How The Hell Do I Storytell?

Posted by Damon Nofar | September 18, 2017
Today, storytelling has become a buzzword every business is throwing around between meetings and conferences.

Storytelling has become such a buzzword that the simplicity of it has disappeared. But we all know how to tell stories. We do it all the time. Every day.

When you are having dinner with your love, you are telling stories about your day.

When you put your kids to bed, you tell them good night stories.

When you have a beer or cocktail with your friends, you tell each other stories that make you both laugh and cry (sometimes at the same time).

Storytelling is nothing new. It is what we have done since childhood.
But how do you actually tell a great business story?
If you work with marketing or sales, you know that you have to turn your products or services into great stories in order to get better results. The old "our product is the best" marketing does not work anymore. You need to catch people's emotions, and the only way to do that is with good ol' storytelling.

Let's cut straight to the case with some practical examples on how you can tell your story. Here are four scenarios:

1. Business story
How do you turn your products and services into good stories? Start thinking about what your real purpose in this world is. How does your business affect peoples' lives? What do people feel when they use your products or services? These are questions that can help you find your story.

Example of this: We did this exercise at LuggageHero when we were developing our marketing strategy. At first glance our business might say that we are in the luggage storage industry, right? That's just the surface.

We are really in the "make the most out of your travel experience and enjoy every second of it"-industry.

Our stories are about the feeling of being free from luggage when travelling. The feeling of exploring a city like a local and not like a tourist. E.g. enjoying your final hours in a new city rather than spending it strolling around with your bags. Lay in the grass and cuddle with your partner without worrying about your bags. Putting your arms around your partner rather than your bags, and so on.

These are our stories.
2. Sales pitch story
What do we usually do in sales pitches? We talk about our company, products and services in the most beautiful possible way to make us look awesome. Does this make us memorable? Probably not, since everyone else is doing the same about their business.

The most important thing in a sales pitch is to show to the prospective client what value they will gain if they invest in your product. Note that I wrote show and not "talk about your value". Demonstrate it with a client success story.

If you have a good product, you must have a client story that you can share. Tell them about a client from the same industry as your prospect, the situation they were in before they met you and how they are doing today. How did your offer add value to their business?

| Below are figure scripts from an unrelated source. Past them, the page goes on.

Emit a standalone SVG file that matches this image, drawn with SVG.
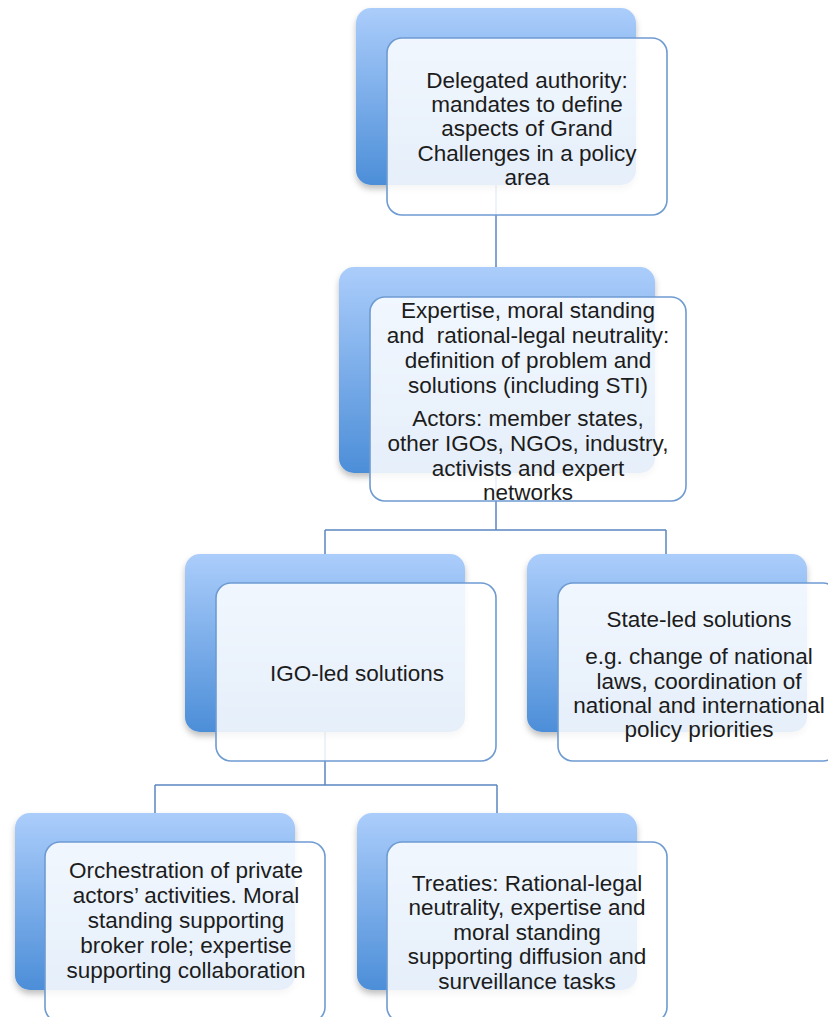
<svg xmlns="http://www.w3.org/2000/svg" width="828" height="1017" viewBox="0 0 828 1017">
<defs>
<linearGradient id="bg" x1="0" y1="0" x2="0" y2="1">
<stop offset="0" stop-color="#abcdfb"/>
<stop offset="1" stop-color="#4c8ed8"/>
</linearGradient>
<filter id="sh" x="-10%" y="-10%" width="130%" height="130%">
<feDropShadow dx="0" dy="4" stdDeviation="3" flood-color="#000" flood-opacity="0.25"/>
</filter>
<style>
.back{fill:url(#bg);filter:url(#sh)}
.front{fill:#ffffff;fill-opacity:0.86;stroke:#6e9bd2;stroke-width:1.6}
.t{font-family:"Liberation Sans",Arial,sans-serif;font-size:22.5px;fill:#1c1c1c;text-anchor:middle}
.c{fill:none;stroke:#5b87c2;stroke-width:1.5}
</style>
</defs>
<rect width="828" height="1017" fill="#ffffff"/>
<g id="connectors">
<path class="c" d="M496,185 V267"/>
<path class="c" d="M496,473 V530 M325,530 H666 M325,530 V554 M666,530 V554"/>
<path class="c" d="M325,732 V785 M155,785 H497 M155,785 V813 M497,785 V813"/>
</g>
<g id="n1">
<rect class="back" x="356" y="8" width="280" height="177" rx="15"/>
<rect class="front" x="387" y="38" width="280" height="177" rx="15"/>
<text class="t"><tspan x="527" y="88">Delegated authority:</tspan><tspan x="527" y="112">mandates to define</tspan><tspan x="527" y="136">aspects of Grand</tspan><tspan x="527" y="161">Challenges in a policy</tspan><tspan x="527" y="185">area</tspan></text>
</g>
<g id="n2">
<rect class="back" x="339" y="267" width="316" height="206" rx="15"/>
<rect class="front" x="370" y="297" width="316" height="204" rx="15"/>
<text class="t" xml:space="preserve"><tspan x="528" y="318">Expertise, moral standing</tspan><tspan x="528" y="343">and  rational-legal neutrality:</tspan><tspan x="528" y="368">definition of problem and</tspan><tspan x="528" y="393">solutions (including STI)</tspan><tspan x="528" y="426">Actors: member states,</tspan><tspan x="528" y="451">other IGOs, NGOs, industry,</tspan><tspan x="528" y="476">activists and expert</tspan><tspan x="528" y="500">networks</tspan></text>
</g>
<g id="n3">
<rect class="back" x="185" y="554" width="280" height="178" rx="15"/>
<rect class="front" x="216" y="583" width="280" height="178" rx="15"/>
<text class="t"><tspan x="357" y="681">IGO-led solutions</tspan></text>
</g>
<g id="n4">
<rect class="back" x="527" y="554" width="280" height="178" rx="15"/>
<rect class="front" x="558" y="583" width="280" height="178" rx="15"/>
<text class="t"><tspan x="699" y="627">State-led solutions</tspan><tspan x="699" y="664">e.g. change of national</tspan><tspan x="699" y="689">laws, coordination of</tspan><tspan x="699" y="713">national and international</tspan><tspan x="699" y="737">policy priorities</tspan></text>
</g>
<g id="n5">
<rect class="back" x="15" y="813" width="280" height="177" rx="15"/>
<rect class="front" x="45" y="842" width="280" height="180" rx="15"/>
<text class="t"><tspan x="186" y="878">Orchestration of private</tspan><tspan x="186" y="903">actors’ activities. Moral</tspan><tspan x="186" y="928">standing supporting</tspan><tspan x="186" y="953">broker role; expertise</tspan><tspan x="186" y="978">supporting collaboration</tspan></text>
</g>
<g id="n6">
<rect class="back" x="357" y="813" width="280" height="177" rx="15"/>
<rect class="front" x="387" y="842" width="280" height="180" rx="15"/>
<text class="t"><tspan x="527" y="891">Treaties: Rational-legal</tspan><tspan x="527" y="915">neutrality, expertise and</tspan><tspan x="527" y="940">moral standing</tspan><tspan x="527" y="964">supporting diffusion and</tspan><tspan x="527" y="989">surveillance tasks</tspan></text>
</g>
</svg>
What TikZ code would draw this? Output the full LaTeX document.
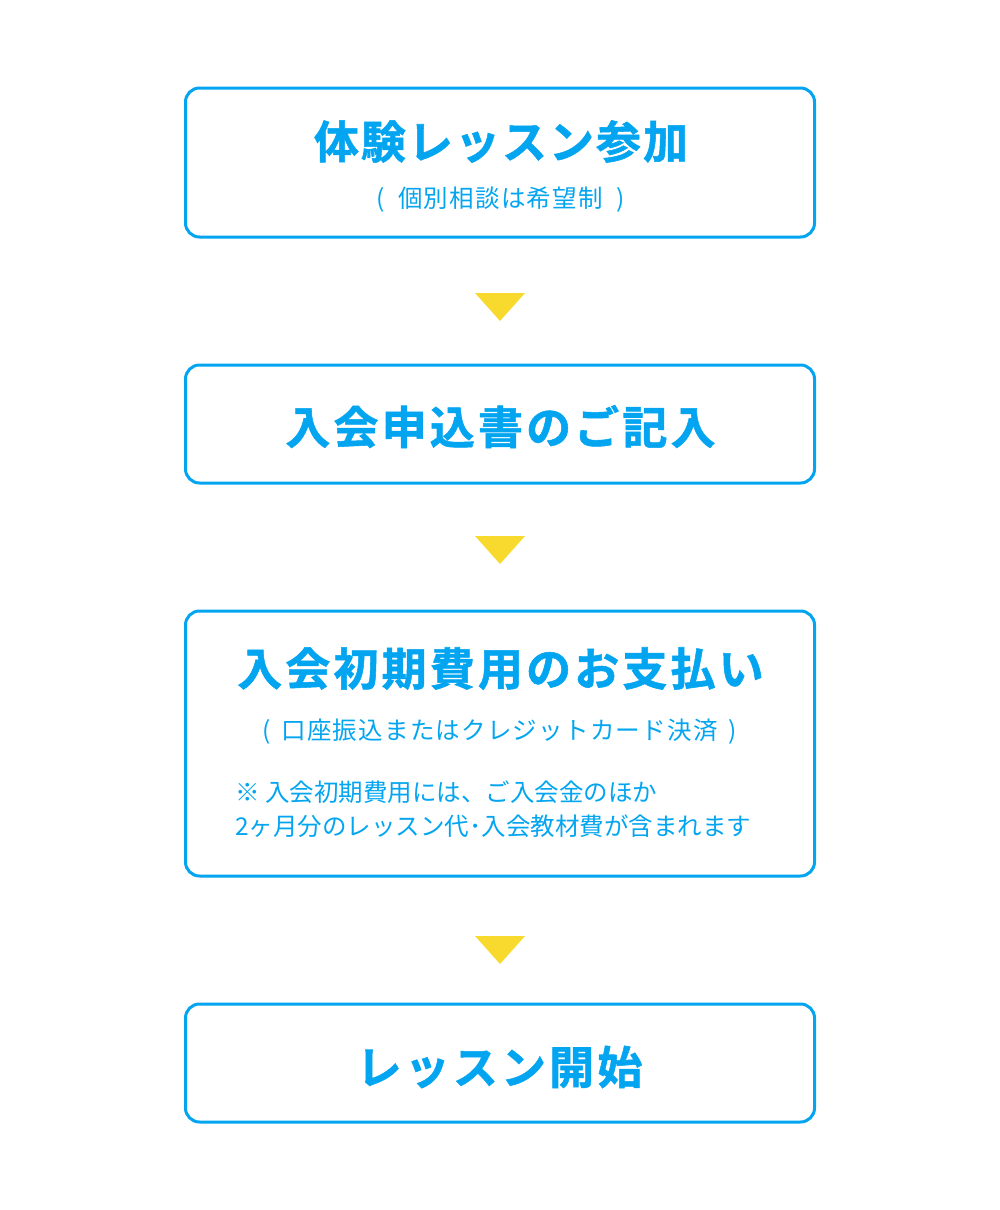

You can talk how much you want about your benefits and "better than competitor" points, but tell them a real case story if you really want to get the prospects attention.

Example of this:

3. Investor pitch
This one should be pretty straightforward. You stand in front of a group of investors to pitch your new idea that solves an existing problem. The best way to get their attention? Tell them how you came up with the idea.

Most startups come up with their ideas from real life situations when they were actually facing a problem or challenge. For example, the idea for Uber came up on a snowy Paris evening in 2008 when (the founders) Travis Kalanick and Garrett Camp had trouble hailing a cab. So they came up with a simple idea - tap a button, get a ride (source:

If you have a good idea people will relate to the moment you came up with it, which makes it a great story.

Example of this: Click the play button below to see how the startup Caribu begin their investor pitch with a story that instantly brings their idea to life.
3. Internal communications:
How many of new employees have been to business meetings where a senior manager is telling their personal story about being 20+ years in the company in an awkward way to motivate you?

This is probably not the best way to motivate your employees since today's young generation tend to change jobs four times before the age of 32.

So, how can you motivate your new employees with a story? Tell them a story that gives their work purpose, so they feel that they are doing something valuable. Make them feel important.

Or tell them a story that shows development, that if they put in the work they can actually get somewhere. Bring in the senior manager that was in their shoes recently and let him tell his development story.

Example of this: A previous employer of mine was very honest and transparent about their history. During one of the first meetings they told us employees about the fact that they almost went bankrupt two years before I joined the company. They were ten employees in the office struggling to keep the business rolling. Now that situation was turned around and we were 100+ people in the same office and the economy was flourishing. This honest story made the company human, and it made me feel inspired to join the company and be part of the team that managed to accomplish this.

There you have it! A couple of examples to get you started on finding your business story. Keep it real, stay true to your mission and start storytelling!

Final advice? Use visuals to tell your stories. This definitely gets the brain running.